Fitbit says Sense users will have to complete a brief introduction to Heart Rhythm Assessment before they can fully use the ECG app. To do so, they’ll have to access it from the Assessments & Reports section in the Fitbit app’s Discover tab. Once they’re done with the introduction, only then will the ECG app be downloaded on their device. The app will automatically start installation after the user starts syncing their watch, though they could also manually get it from the Fitbit App Gallery if the automatic download doesn’t start.
To take a reading, a user needs to take a seat, select the wrist where they’re wearing their watch and then place their index finger and thumb on the opposite corners of the Sense’s metal frame for 30 seconds. The three possible results are Normal sinus rhythm, Atrial fibrillation (in case the device detects an irregular heart rhythm) and Inconclusive. Fitbit says the last result shows up if the user’s heart rate is below 50 bpm or above 120 bpm, which can happen due to various medical and non-medical reasons, such as too much movement, loose watch bands and the effect of certain medications.

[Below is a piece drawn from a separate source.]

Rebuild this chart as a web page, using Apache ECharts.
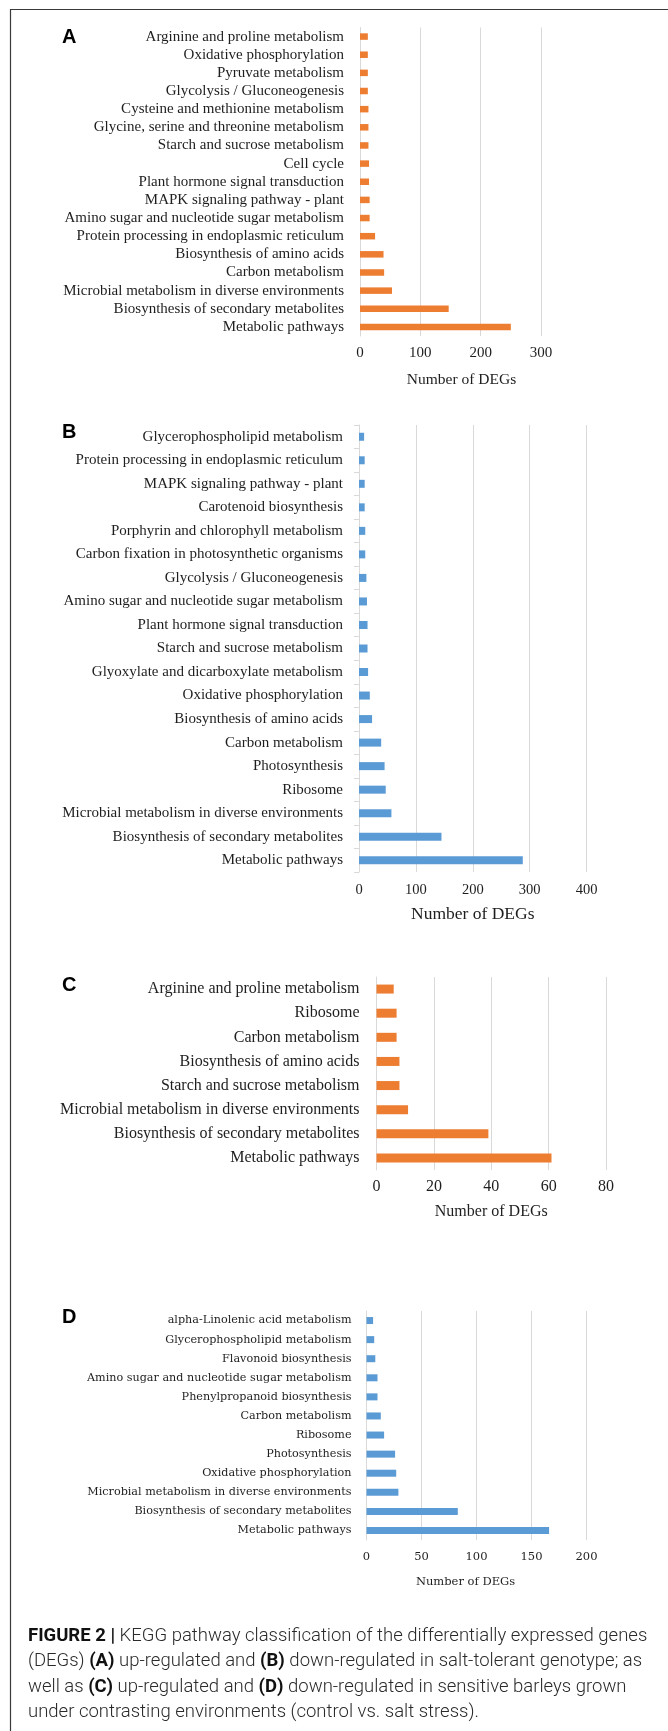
<!DOCTYPE html>
<html>
<head>
<meta charset="utf-8">
<title>KEGG pathway classification of DEGs</title>
<script src="https://cdn.jsdelivr.net/npm/echarts@6/dist/echarts.min.js"></script>
<style>
  html, body { margin: 0; padding: 0; background: #ffffff; }
  #chart { width: 668px; height: 1731px; }
</style>
</head>
<body>
<div id="chart"></div>
<script>
// Panel A: up-regulated, salt-tolerant genotype (top to bottom)
const catsA = [
  'Arginine and proline metabolism',
  'Oxidative phosphorylation',
  'Pyruvate metabolism',
  'Glycolysis / Gluconeogenesis',
  'Cysteine and methionine metabolism',
  'Glycine, serine and threonine metabolism',
  'Starch and sucrose metabolism',
  'Cell cycle',
  'Plant hormone signal transduction',
  'MAPK signaling pathway - plant',
  'Amino sugar and nucleotide sugar metabolism',
  'Protein processing in endoplasmic reticulum',
  'Biosynthesis of amino acids',
  'Carbon metabolism',
  'Microbial metabolism in diverse environments',
  'Biosynthesis of secondary metabolites',
  'Metabolic pathways'
];
const valsA = [13, 13, 13, 13, 14, 14, 14, 15, 15, 16, 16, 25, 39, 40, 53, 147, 250];
const ticksA = [0, 100, 200, 300];

// Panel B: down-regulated, salt-tolerant genotype
const catsB = [
  'Glycerophospholipid metabolism',
  'Protein processing in endoplasmic reticulum',
  'MAPK signaling pathway - plant',
  'Carotenoid biosynthesis',
  'Porphyrin and chlorophyll metabolism',
  'Carbon fixation in photosynthetic organisms',
  'Glycolysis / Gluconeogenesis',
  'Amino sugar and nucleotide sugar metabolism',
  'Plant hormone signal transduction',
  'Starch and sucrose metabolism',
  'Glyoxylate and dicarboxylate metabolism',
  'Oxidative phosphorylation',
  'Biosynthesis of amino acids',
  'Carbon metabolism',
  'Photosynthesis',
  'Ribosome',
  'Microbial metabolism in diverse environments',
  'Biosynthesis of secondary metabolites',
  'Metabolic pathways'
];
const valsB = [9, 10, 10, 10, 11, 11, 13, 14, 15, 15, 16, 19, 23, 39, 45, 47, 57, 145, 288];
const ticksB = [0, 100, 200, 300, 400];

// Panel C: up-regulated, sensitive barley
const catsC = [
  'Arginine and proline metabolism',
  'Ribosome',
  'Carbon metabolism',
  'Biosynthesis of amino acids',
  'Starch and sucrose metabolism',
  'Microbial metabolism in diverse environments',
  'Biosynthesis of secondary metabolites',
  'Metabolic pathways'
];
const valsC = [6, 7, 7, 8, 8, 11, 39, 61];
const ticksC = [0, 20, 40, 60, 80];

// Panel D: down-regulated, sensitive barley
const catsD = [
  'alpha-Linolenic acid metabolism',
  'Glycerophospholipid metabolism',
  'Flavonoid biosynthesis',
  'Amino sugar and nucleotide sugar metabolism',
  'Phenylpropanoid biosynthesis',
  'Carbon metabolism',
  'Ribosome',
  'Photosynthesis',
  'Oxidative phosphorylation',
  'Microbial metabolism in diverse environments',
  'Biosynthesis of secondary metabolites',
  'Metabolic pathways'
];
const valsD = [6, 7, 8, 10, 10, 13, 16, 26, 27, 29, 83, 166];
const ticksD = [0, 50, 100, 150, 200];

const axisName = 'Number of DEGs';
const panelLetters = ['A', 'B', 'C', 'D'];

const ORANGE = '#ED7D31';
const BLUE = '#5B9BD5';
const GRID_GRAY = '#D9D9D9';
const TEXT = '#1e1e1e';
const SERIF = '"Liberation Serif", "Times New Roman", serif';

// Layout of the four panels (pixel boxes of each plot area)
const panels = [
  { cats: catsA, vals: valsA, ticks: ticksA, color: ORANGE,
    box: { left: 360, top: 27.5, width: 181, height: 308.5 },
    barWidth: 6.5, labelFont: 15, labelFamily: SERIF, labelMargin: 16,
    tickFont: 15, tickMargin: 10, nameFont: 15.5, nameGap: 36, namePad: [0, 0, 0, 22],
    catTicks: false, letterY: 37 },
  { cats: catsB, vals: valsB, ticks: ticksB, color: BLUE,
    box: { left: 359, top: 425, width: 227.5, height: 447 },
    barWidth: 8, labelFont: 15, labelFamily: SERIF, labelMargin: 16,
    tickFont: 14.5, tickMargin: 11, nameFont: 17.5, nameGap: 33, namePad: [0, 0, 0, 0],
    catTicks: true, letterY: 432 },
  { cats: catsC, vals: valsC, ticks: ticksC, color: ORANGE,
    box: { left: 376.5, top: 977, width: 229.5, height: 193 },
    barWidth: 9, labelFont: 16, labelFamily: SERIF, labelMargin: 17,
    tickFont: 16, tickMargin: 9, nameFont: 16, nameGap: 34, namePad: [0, 0, 0, 0],
    catTicks: false, letterY: 985 },
  { cats: catsD, vals: valsD, ticks: ticksD, color: BLUE,
    box: { left: 366.5, top: 1311, width: 220, height: 229 },
    barWidth: 7, labelFont: 11.2, labelFamily: '"DejaVu Serif", serif', labelMargin: 15,
    tickFont: 11.5, tickMargin: 11, nameFont: 11.5, nameGap: 36, namePad: [0, 22, 0, 0],
    catTicks: false, letterY: 1317 }
];

const grid = [], xAxis = [], yAxis = [], series = [];
panels.forEach((p, i) => {
  grid.push(Object.assign({ containLabel: false }, p.box));
  const step = p.ticks[1] - p.ticks[0];
  xAxis.push({
    type: 'value', gridIndex: i,
    min: p.ticks[0], max: p.ticks[p.ticks.length - 1], interval: step,
    axisLine: { show: false }, axisTick: { show: false },
    splitLine: { show: true, lineStyle: { color: GRID_GRAY, width: 1 } },
    axisLabel: { color: TEXT, fontFamily: p.labelFamily, fontSize: p.tickFont, margin: p.tickMargin },
    name: axisName, nameLocation: 'middle', nameGap: p.nameGap,
    nameTextStyle: { color: TEXT, fontFamily: p.labelFamily, fontSize: p.nameFont, padding: p.namePad }
  });
  yAxis.push({
    type: 'category', gridIndex: i, data: p.cats, inverse: true,
    axisLine: { show: true, lineStyle: { color: GRID_GRAY, width: 1 } },
    axisTick: { show: p.catTicks, length: 5, lineStyle: { color: GRID_GRAY } },
    splitLine: { show: false },
    axisLabel: { color: TEXT, fontFamily: p.labelFamily, fontSize: p.labelFont, margin: p.labelMargin, interval: 0 }
  });
  series.push({
    type: 'bar', xAxisIndex: i, yAxisIndex: i, data: p.vals,
    barWidth: p.barWidth, itemStyle: { color: p.color },
    silent: true, animation: false
  });
});

// Panel letters, frame and figure caption
const graphic = [
  { type: 'polyline', silent: true,
    shape: { points: [[10.5, 1731], [10.5, 9.5], [668, 9.5]] },
    style: { stroke: '#3a3a3a', lineWidth: 1.2, fill: null } }
];
panels.forEach((p, i) => {
  graphic.push({
    type: 'text', x: 62, y: p.letterY, silent: true,
    style: { text: panelLetters[i], fill: '#000', font: 'bold 20px "Liberation Sans", Arial, sans-serif',
             align: 'left', verticalAlign: 'middle' }
  });
});

const captionLines = [
  '{b|FIGURE 2 |} KEGG pathway classification of the differentially expressed genes',
  '(DEGs) {b|(A)} up-regulated and {b|(B)} down-regulated in salt-tolerant genotype; as',
  'well as {b|(C)} up-regulated and {b|(D)} down-regulated in sensitive barleys grown',
  'under contrasting environments (control vs. salt stress).'
];
const capFamily = 'Roboto, "Liberation Sans", Arial, sans-serif';
captionLines.forEach((line, k) => {
  graphic.push({
    type: 'text', x: 28, y: 1636 + k * 25.5, silent: true,
    style: {
      text: line, fill: '#2a2a2a', fontFamily: capFamily, fontSize: 18.5, fontWeight: 300,
      align: 'left', verticalAlign: 'middle',
      rich: { b: { fontWeight: 'bold', fill: '#111', fontFamily: capFamily, fontSize: 18.5 } }
    }
  });
});

const chart = echarts.init(document.getElementById('chart'), null, { renderer: 'canvas' });
chart.setOption({
  backgroundColor: '#ffffff',
  animation: false,
  grid, xAxis, yAxis, series, graphic
});
</script>
</body>
</html>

In case users want to share their results with their healthcare providers — and, really, that’s the purpose of this feature — they can download a report from the Fitbit app’s Assessments & Reports section.
Fitbit launched the Sense smartwatch last month and started selling it this October. In the US, it’s now available on the Fitbit website, Amazon and other retailers. The ECG app is only available in select regions, though, and is rolling out now in Austria, Belgium, Czech Republic, France, Germany, Hong Kong, Ireland, Italy, Luxembourg, Netherlands, Poland, Portugal, Romania, Spain, Sweden, Switzerland, United Kingdom and the United States.